Очевидно, что нельзя исчерпывающе описать архив общества, культуры, цивилизации; без сомнения, даже архив любой эпохи. С другой стороны, мы не можем описать наш собственный архив, поскольку мы говорим внутри этих правил, поскольку именно он дает тому, что мы можем сказать — и самому себе, объекту нашего дискурса — способы появления, формы существования и сосуществования, систему накопления, историчности и исчезновения. Во всей целостности архив описать невозможно; его актуальность неустранима. Он дан фрагментами, частями, уровнями несомненно настолько лучше и с настолько большей строгостью, что время отделяет нас от него: в конечном счете, если бы не было редкости документов, для его анализа было бы необходимо самое великое хронологическое отступление. Однако, каким образом описание архива могло бы проверяться, выяснять то, что делает его возможным, отмечать места из которых оно говорит, контролировать обязанности и права, испытывать и вырабатывать концепты — по меньшей мере, на той стадии изучения, когда оно может определять свои возможности только в момент их осуществления — если оно настойчиво описывает только самые отдаленные горизонты? Не нужно ли ему насколько это возможно приблизиться к позитивности, которой оно само подчиняется, и к системе архива, которая позволяет говорить в данный момент об архиве вообще? Не нужно ли ему осветить — не было бы это только уловкой — поле высказывания, частью которого оно является?..
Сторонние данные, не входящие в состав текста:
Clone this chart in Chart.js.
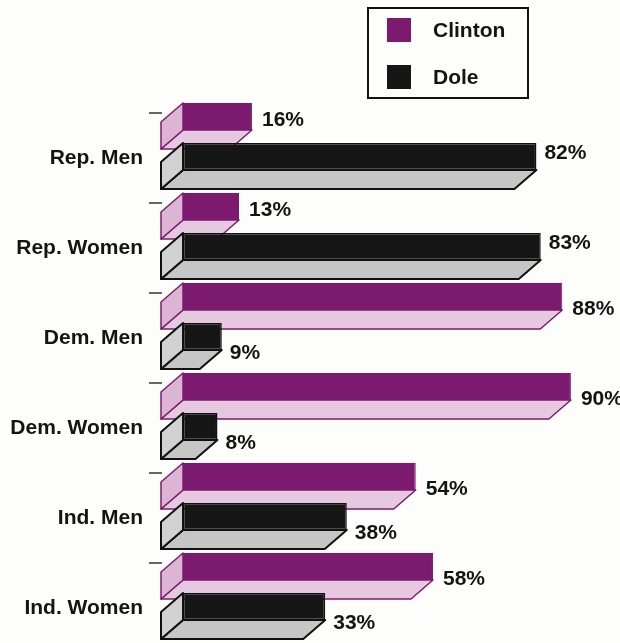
<!DOCTYPE html>
<html>
<head>
<meta charset="utf-8">
<script src="https://cdn.jsdelivr.net/npm/chart.js@4.4.1/dist/chart.umd.min.js"></script>
<style>
  body { margin: 0; background: #fdfdfc; }
  canvas { display: block; }
</style>
</head>
<body>
<canvas id="votes" width="620" height="643"></canvas>
<script>
const categories = ['Rep. Men', 'Rep. Women', 'Dem. Men', 'Dem. Women', 'Ind. Men', 'Ind. Women'];
const seriesNames = ['Clinton', 'Dole'];
const clintonVotes = [16, 13, 88, 90, 54, 58];
const doleVotes = [82, 83, 9, 8, 38, 33];

const FONT = 'bold 21px "Liberation Sans", Arial, sans-serif';
const depthX = -22, depthY = 19;

const looks = [
    { front: '#7b1a6e', edge: '#7b1a6e', side: '#dcb4d4', bottom: '#e6c9e0', line: 1.5 },
    { front: '#161616', edge: '#111111', side: '#d2d2d2', bottom: '#c6c6c6', line: 2 }
];

function poly(ctx, pts, fill, stroke, lw) {
    ctx.beginPath();
    ctx.moveTo(pts[0][0], pts[0][1]);
    for (let k = 1; k < pts.length; k++) ctx.lineTo(pts[k][0], pts[k][1]);
    ctx.closePath();
    ctx.fillStyle = fill;
    ctx.fill();
    ctx.lineWidth = lw;
    ctx.strokeStyle = stroke;
    ctx.lineJoin = 'round';
    ctx.stroke();
}

// side and bottom faces of each bar, plus the little guide dash
const boxFaces = {
    id: 'boxFaces',
    beforeDatasetsDraw(chart) {
        const ctx = chart.ctx;
        ctx.save();
        categories.forEach((_, i) => {
            [0, 1].forEach(d => {
                const bar = chart.getDatasetMeta(d).data[i];
                const { x, y, base, height } = bar.getProps(['x', 'y', 'base', 'height'], true);
                const top = y - height / 2, bottom = y + height / 2;
                const lk = looks[d];
                poly(ctx, [[base, bottom], [x, bottom], [x + depthX, bottom + depthY], [base + depthX, bottom + depthY]],
                    lk.bottom, lk.edge, lk.line);
                poly(ctx, [[base, top], [base, bottom], [base + depthX, bottom + depthY], [base + depthX, top + depthY]],
                    lk.side, lk.edge, lk.line);
                if (d === 0) {
                    ctx.beginPath();
                    ctx.moveTo(base - 34, top + 10);
                    ctx.lineTo(base - 21, top + 10);
                    ctx.lineWidth = 1.5;
                    ctx.strokeStyle = '#333';
                    ctx.stroke();
                }
            });
        });
        ctx.restore();
    },
    afterDatasetsDraw(chart) {
        const ctx = chart.ctx;
        const yScale = chart.scales.y;
        ctx.save();
        ctx.font = FONT;
        ctx.fillStyle = '#141414';
        ctx.textBaseline = 'middle';

        categories.forEach((label, i) => {
            ctx.textAlign = 'right';
            ctx.fillText(label, chart.chartArea.left - 40, yScale.getPixelForValue(i) + 22);

            const c = clintonVotes[i], dl = doleVotes[i];
            ctx.textAlign = 'left';
            const cb = chart.getDatasetMeta(0).data[i];
            ctx.fillText(c + '%', cb.x + 10, cb.y + (c < dl ? 4 : 13));
            const db = chart.getDatasetMeta(1).data[i];
            ctx.fillText(dl + '%', db.x + 8, db.y + (dl > c ? -3 : 17));
        });

        // legend box
        ctx.lineWidth = 2;
        ctx.strokeStyle = '#111';
        ctx.strokeRect(368, 8, 160, 90);
        seriesNames.forEach((name, k) => {
            const sy = 18 + k * 47;
            ctx.fillStyle = looks[k].front;
            ctx.fillRect(387, sy, 24, 24);
            ctx.fillStyle = '#141414';
            ctx.textAlign = 'left';
            ctx.fillText(name, 433, sy + 13);
        });
        ctx.restore();
    }
};

new Chart(document.getElementById('votes'), {
    type: 'bar',
    data: {
        labels: categories,
        datasets: [
            {
                label: seriesNames[0],
                data: clintonVotes,
                backgroundColor: looks[0].front,
                borderColor: looks[0].edge,
                borderWidth: 1,
                borderSkipped: false,
                categoryPercentage: 0.889,
                barPercentage: 0.675
            },
            {
                label: seriesNames[1],
                data: doleVotes,
                backgroundColor: looks[1].front,
                borderColor: looks[1].edge,
                borderWidth: 1.5,
                borderSkipped: false,
                categoryPercentage: 0.889,
                barPercentage: 0.675
            }
        ]
    },
    options: {
        indexAxis: 'y',
        responsive: false,
        animation: false,
        devicePixelRatio: 1,
        layout: { padding: { left: 183, right: 6, top: 91.5, bottom: 11.5 } },
        scales: {
            x: { display: false, min: 0, max: 100 },
            y: { display: false }
        },
        plugins: {
            legend: { display: false },
            tooltip: { enabled: false }
        }
    },
    plugins: [boxFaces]
});
</script>
</body>
</html>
Итак, анализ архива предполагает привилегированный регион: одновременно близкий нам, но отличный от нашей актуальности, — это кромка времени, которая окружает наше настоящее, которая возвышается над ним и указывает на его искажения, это то, что вне нас устанавливает наши пределы. Описание архива развертывает свои возможности (и принципы овладения этими возможностями) исходя из дискурсов, которые только что перестали быть исключительно нашими; его порог существования установлен разрывом, отделяющим нас от того, что мы не можем более сказать, и от того, что выходит за пределы нашей дискурсивной практики; оно начинается за пределом нашей собственной речи; его место — это разрыв наших собственных дискурсивных практик. В этом смысле оно ценно для нашего диагноза. Вовсе не потому, что оно позволило бы нам составить таблицу наших отличительных черт и заранее обрисовать фигуру, которая появится у нас в будущем. Но оно отнимет у нас наши непрерывности; оно рассеивает временную тождественность, в которую нам самим нравится смотреться, чтобы заклинать разрывы истории; оно нарушает течение трансцендентальных телеологий; и там, где антропологическая мысль спрашивает человеческое существо иди его субъективность, она заставляет вспыхнуть другое и вовне. Таким образом понятый диагноз не устанавливает факт нашей тождественности игрой различий. Он устанавливает, что мы являемся различием, что наш разум — это различие дискурсов, наша история — различие времен, наше Я — различие масок. Что анализ, далекий от того, чтобы быть забытым и вновь открытым
III. АРХЕОЛОГИЧЕСКОЕ ОПИСАНИЕ
1. АРХЕОЛОГИЯ И ИСТОРИЯ ИДЕЙ
Теперь можно изменить направление нашего анализа; можно вновь спуститься вниз по течению и, осмотрев область дискурсивных образований и высказываний, обрисовав их общую теорию, направиться к возможным областям применений. Мы выясним, чему должен служить анализ, который я, может быть, слишком торжественно окрестил «археологией». Окрестил, впрочем, из соображений необходимости, поскольку, если быть искренним, вещи пока что не лишены некотрой неясности.